Spitfire Lake, Adirondacks
If you missed out on summer camp, make up for it at Camp Cobblestone, a twenty-acre estate on the banks of Spitfire Lake, where blue-blooded families have owned compounds for decades. The price is high for the Adirondacks, but it’s a unique spot, since other “Great Camps” (a designation applied to historic properties of this type) aren’t rented. Accessible only by boat, the camp is totally private, with eleven buildings including a turret-shaped boathouse and stone cottages that serve as sleeping quarters. A caretaker visits daily to keep the firewood stocked, and if you like to hike or bike, there’s a mountain trail.

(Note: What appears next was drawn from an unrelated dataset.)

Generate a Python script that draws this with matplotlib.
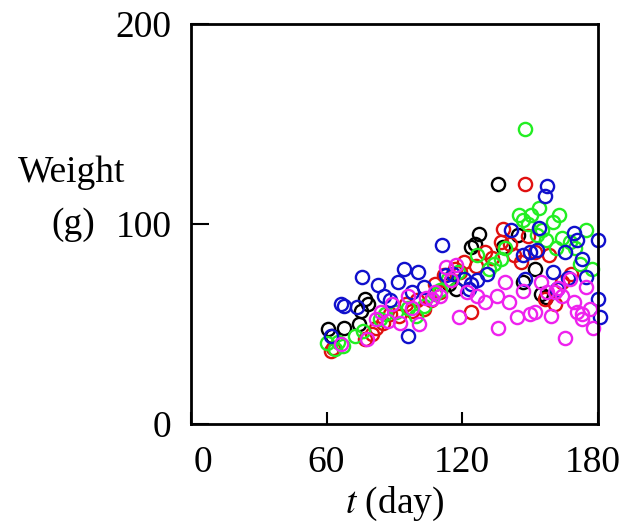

Folkstone Road, East Hampton
The absolute rock-bottom price for a season in East Hampton. It doesn’t get more basic than this: a modest cottage deep in the working-class hamlet of Springs, where the taxes are the highest and the schools the most crowded. There are two small bedrooms, one serviceable bathroom, and a living room with a fireplace. Keep in mind: There’s a fifteen-minute winding drive along Three Mile Harbor Road to buy a carton of milk at Waldbaums. The best asset? Quiet Folkstone Road, which slopes toward Three Mile Harbor; at dusk, amble down to the water, and watch some of the prettiest sunsets in the Hamptons.
Rhinebeck, Dutchess County
Typically priced for the area, this turn-of-the-century converted barn is tailor-made for a large family. Located on five pastoral acres in the heart of rural Dutchess County, it has two master-bedroom suites (one with its own sitting room), another bedroom, and a den, sunroom, and patio. The grounds alone will keep the kids occupied for hours—catch frogs at the pond, explore the woods, walk the private trails, or play on the slide and swing set that take center stage on the enormous back lawn. Midtown Manhattan is a twenty-minute drive to the Amtrak or Metro-North stations plus a 90-minute train ride.
Saltaire, Fire Island
Writerly types in need of inspiration can try working at the desk of forbiddingly experimental novelist William Gaddis, who used to stay at this four-bedroom, two-bathroom renovated house. It’s an average price for Saltaire, one of Fire Island’s more exclusive towns—group rentals are forbidden, and it’s a favorite of celebs like Uma Thurman and Stanley Tucci—and slightly more than you’d pay in Ocean Beach, whose honky-tonk feel is just a water taxi away. Its pristine condition and location just a block from the beach make this a popular listing; pay $500 to join the yacht club and you can sail to your heart’s content.